British Open Celebrates Centenary Today!

7 Feb 2022

The British Open Squash Championship - for most its history considered the sport's World Championship - today celebrates its centenary.

Research by World Squash Library has revealed that the first Women's British Open began on 7 February 1922 - exactly 100 years ago. The sport's archives have generally simply recorded an event's year, or even season, rather than more detail.

Played Queen's Club in London - as were the following 17 editions - the inaugural championship took place between 7-9 February 1922. The Women's event preceded the Men's championship, which began eight years later in 1930 - the men playing on a challenge basis until 1947.

"Until now, for the first few decades, actual dates have not been listed for British Open editions," Library founder Andrew Shelley explained: "And as they often denoted the year of the start of the British squash season (which ran from September to April), many were simply incorrect!

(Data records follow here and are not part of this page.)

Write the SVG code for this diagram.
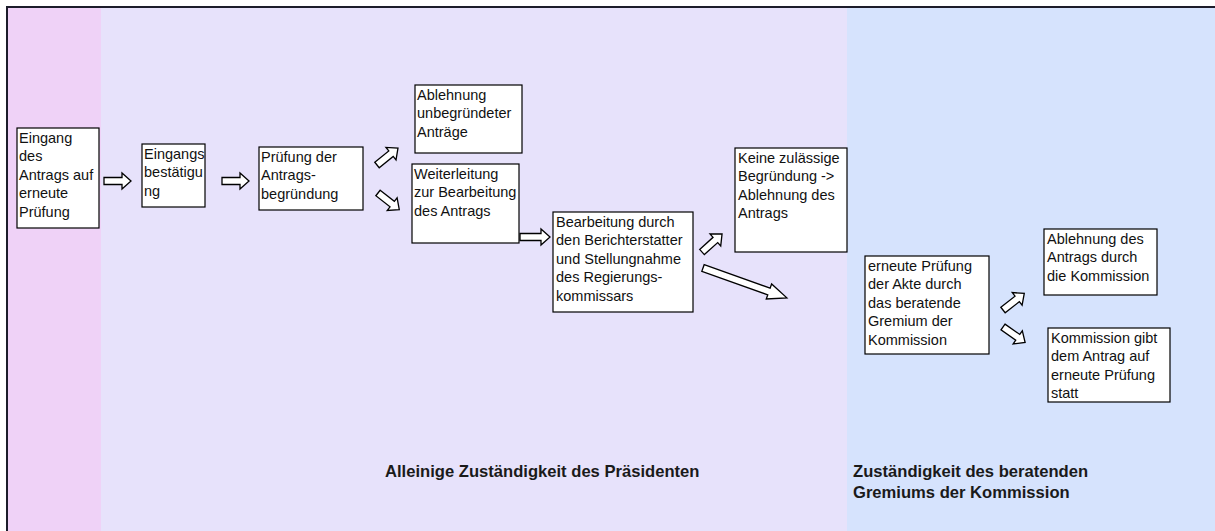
<svg xmlns="http://www.w3.org/2000/svg" width="1215" height="531" viewBox="0 0 1215 531">
<style>
.box{fill:#fff;stroke:#000;stroke-width:1.2}
.t{font-family:"Liberation Sans",Arial,sans-serif;font-size:14.5px;fill:#111}
.lbl{font-family:"Liberation Sans",Arial,sans-serif;font-size:16.6px;font-weight:bold;fill:#1a1a1a}
.arr{fill:#fff;stroke:#000;stroke-width:1.3;stroke-linejoin:miter}
</style>
<defs>
<path id="a26" d="M0,-3.5 H18 V-8 L27,0 L18,8 V3.5 H0 Z"/>
<path id="a30" d="M0,-3.5 H21 V-8 L30,0 L21,8 V3.5 H0 Z"/>
<path id="a89" d="M0,-3.5 H70 V-8 L89,0 L70,8 V3.5 H0 Z"/>
</defs>
<rect x="0" y="0" width="1215" height="531" fill="#fff"/>
<rect x="7" y="7" width="94" height="524" fill="#efd2f7"/>
<rect x="101" y="7" width="746" height="524" fill="#e7e2fb"/>
<rect x="847" y="7" width="368" height="524" fill="#d6e3fd"/>
<path d="M7,531 V7 H1215" fill="none" stroke="#1c1c2a" stroke-width="2"/>

<g id="connectors">
<use href="#a26" class="arr" transform="translate(104,181)"/>
<use href="#a26" class="arr" transform="translate(222,181)"/>
<use href="#a26" class="arr" transform="translate(377,165) rotate(-39)"/>
<use href="#a26" class="arr" transform="translate(378,193) rotate(38)"/>
<use href="#a30" class="arr" transform="translate(520,237)"/>
<use href="#a26" class="arr" transform="translate(702,252) rotate(-42)"/>
<use href="#a89" class="arr" transform="translate(703,268) rotate(19.6)"/>
<use href="#a26" class="arr" transform="translate(1003,310) rotate(-38)"/>
<use href="#a26" class="arr" transform="translate(1003,327) rotate(35)"/>
</g>

<g id="n1">
<rect class="box" x="17" y="128" width="82" height="100"/>
<text class="t" x="19" y="142.5">Eingang<tspan x="19" dy="18.5">des</tspan><tspan x="19" dy="18.5">Antrags auf</tspan><tspan x="19" dy="18.5">erneute</tspan><tspan x="19" dy="18.5">Prüfung</tspan></text>
</g>
<g id="n2">
<rect class="box" x="142" y="144" width="63" height="63"/>
<text class="t" x="144" y="158.5">Eingangs<tspan x="144" dy="18.5">bestätigu</tspan><tspan x="144" dy="18.5">ng</tspan></text>
</g>
<g id="n3">
<rect class="box" x="259" y="147" width="104" height="63"/>
<text class="t" x="261" y="161.5">Prüfung der<tspan x="261" dy="18.5">Antrags-</tspan><tspan x="261" dy="18.5">begründung</tspan></text>
</g>
<g id="n4">
<rect class="box" x="415" y="85" width="107" height="68"/>
<text class="t" x="417" y="99.5">Ablehnung<tspan x="417" dy="18.5">unbegründeter</tspan><tspan x="417" dy="18.5">Anträge</tspan></text>
</g>
<g id="n5">
<rect class="box" x="412" y="164" width="107" height="79"/>
<text class="t" x="414" y="178.5">Weiterleitung<tspan x="414" dy="18.5">zur Bearbeitung</tspan><tspan x="414" dy="18.5">des Antrags</tspan></text>
</g>
<g id="n6">
<rect class="box" x="553" y="212" width="140" height="100"/>
<text class="t" x="556" y="226.5">Bearbeitung durch<tspan x="556" dy="18.5">den Berichterstatter</tspan><tspan x="556" dy="18.5">und Stellungnahme</tspan><tspan x="556" dy="18.5">des Regierungs-</tspan><tspan x="556" dy="18.5">kommissars</tspan></text>
</g>
<g id="n7">
<rect class="box" x="735" y="148" width="112" height="104"/>
<text class="t" x="738" y="162.5">Keine zulässige<tspan x="738" dy="18.5">Begründung -&gt;</tspan><tspan x="738" dy="18.5">Ablehnung des</tspan><tspan x="738" dy="18.5">Antrags</tspan></text>
</g>
<g id="n8">
<rect class="box" x="865" y="256" width="124" height="98"/>
<text class="t" x="868" y="270.5">erneute Prüfung<tspan x="868" dy="18.5">der Akte durch</tspan><tspan x="868" dy="18.5">das beratende</tspan><tspan x="868" dy="18.5">Gremium der</tspan><tspan x="868" dy="18.5">Kommission</tspan></text>
</g>
<g id="n9">
<rect class="box" x="1044" y="229" width="113" height="66"/>
<text class="t" x="1047" y="243.5">Ablehnung des<tspan x="1047" dy="18.5">Antrags durch</tspan><tspan x="1047" dy="18.5">die Kommission</tspan></text>
</g>
<g id="n10">
<rect class="box" x="1048" y="328" width="122" height="74"/>
<text class="t" x="1051" y="342.5">Kommission gibt<tspan x="1051" dy="18.5">dem Antrag auf</tspan><tspan x="1051" dy="18.5">erneute Prüfung</tspan><tspan x="1051" dy="18.5">statt</tspan></text>
</g>

<g id="lane-labels">
<text class="lbl" x="385" y="477">Alleinige Zuständigkeit des Präsidenten</text>
<text class="lbl" x="853" y="477">Zuständigkeit des beratenden<tspan x="853" dy="21">Gremiums der Kommission</tspan></text>
</g>
</svg>
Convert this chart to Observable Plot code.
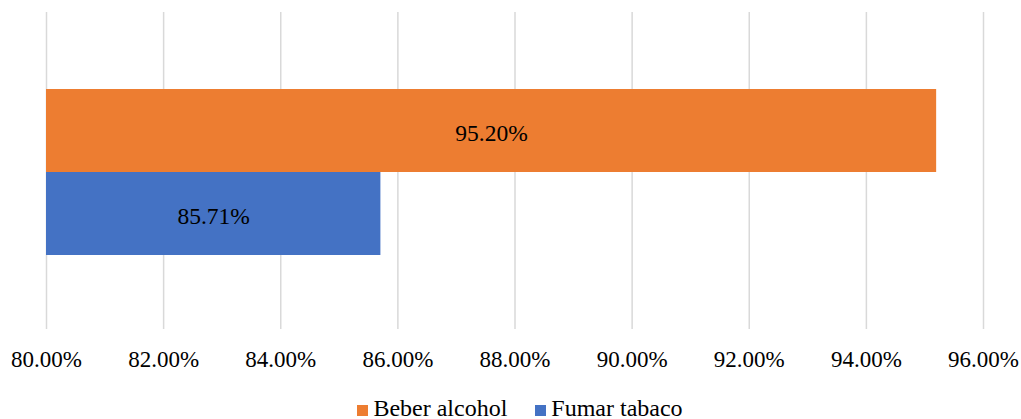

"Events were often held both before and after the New Year - so, in some years there were two events and in others none at all!"

The full history of squash's unofficial world title (before the World Open began in 1976) is now available at www.squashlibrary.info/british-open

[Pictured above is a selection of multiple winners (L to R from top): Heather McKay, Jansher Khan, Janet Morgan, Jahangir Khan, Michelle Martin, Geoff Hunt, Nicol David, Hashim Khan & Susan Devoy]

"The page details the dates, venues, winners, programme scans and champions posters as a new Library reference resource for our sport," Shelley concluded.